The time to object has long since passed. Certainly, the defendant questioned the viability of loss of use damages during the chambers conference, and the court itself expressed doubt on whether the claim was supported by sufficient evidence. No definitive conclusion was ever reached, however, and no specific objection was ever made. Indeed, at one point defense counsel expressed an intent to review the matter during the overnight break. The issue was never revisited. Moreover, the transcript of the chambers conference ends with counsel agreeing to release the stenographer, continue discussions off the record and reconvene the next day to put objections on the record. None were later recorded. Accordingly, we conclude that the defendant never preserved his challenge to the loss of use claim.

The defendant also contends that the plaintiff’s failure to mitigate his damages by making reasonable use of his property for sporadic hiking and camping after the trees were cut bars his claim. To the extent the defendant made this argument below, he advanced it for the first time in a post-trial motion to set aside the verdict. He never sought dismissal of the claim prior to its submission to the jury, nor did he ever request a mitigation instruction for the jury. He cannot now complain. See Maloof v. Bonser, 145 N.H. 650, 654 (2000).

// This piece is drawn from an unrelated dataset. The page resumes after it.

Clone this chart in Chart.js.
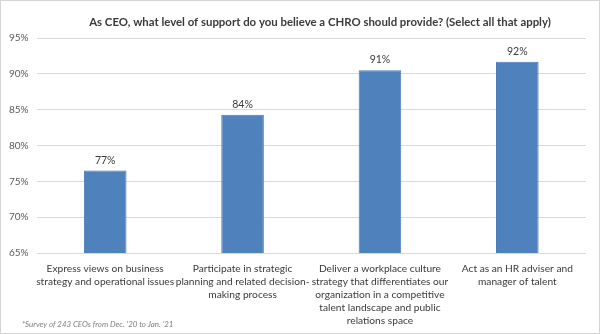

The defendant next challenges the loss of use award on the basis that the jury verdict was internally inconsistent. He contends that the trial court should have set aside the award because it was at odds with the jury’s decision not to award damages for diminution in value of the plaintiff’s land or the cost to replace the harvested trees. The special verdict form, however, expressly advised the jury that it could award compensatory damages for loss of use in addition to any award provided for either diminution in land value or replanting costs. The defendant never alerted the trial court to the possibility that the verdict form, as followed, could result in an alleged inconsistent verdict. Accordingly, it is too late to raise this argument now.

IV

Finally, the defendant challenges the damages awarded to repair Cobble Hill Road contending that no legal basis supports the award. At trial, the defendant argued that awarding the plaintiff costs to repair the town road would constitute a windfall because the road, even if fixed, could return to its current condition since it is used as a skidder road and the plaintiff has no right to limit its use. Construing his arguments on appeal as mirroring his argument preserved below, we reject it.

Testimony at trial revealed that the base of Cobble Hill Road was previously used for logging, that the remainder of the road appeared to be virtually unused, and that the entire road leading to the plaintiff’s property was passable by vehicle without use of four-wheel drive. After the defendant’s trespass, however, the road was rendered virtually impassable by car. Further, because it is a class VI road, the town has no obligation to maintain it. See Stevens v. Town of Goshen, 141 N.H. 219, 223 (1996); RSA 229:5, VI, VII (Supp. 2002); RSA 231:93 (1993). Thus, the evidence supports the conclusion that the plaintiff was left with the financial burden of restoring Cobble Hill Road to its pre-trespass condition. Moreover, the damages awarded are sufficiently supported by the evidence. Phillips v. Verax Corp., 138 N.H. 240, 247 (1994) (mathematical certainty not required in computation of damages).

We have considered the defendant’s remaining arguments and find them to be without merit and warranting no further discussion. Vogel v. Vogel, 137

N.H. 321, 322 (1993).

Affirmed.

BROCK, C.J., and NADEAU, DALIANIS and DUGGAN, JJ., concurred.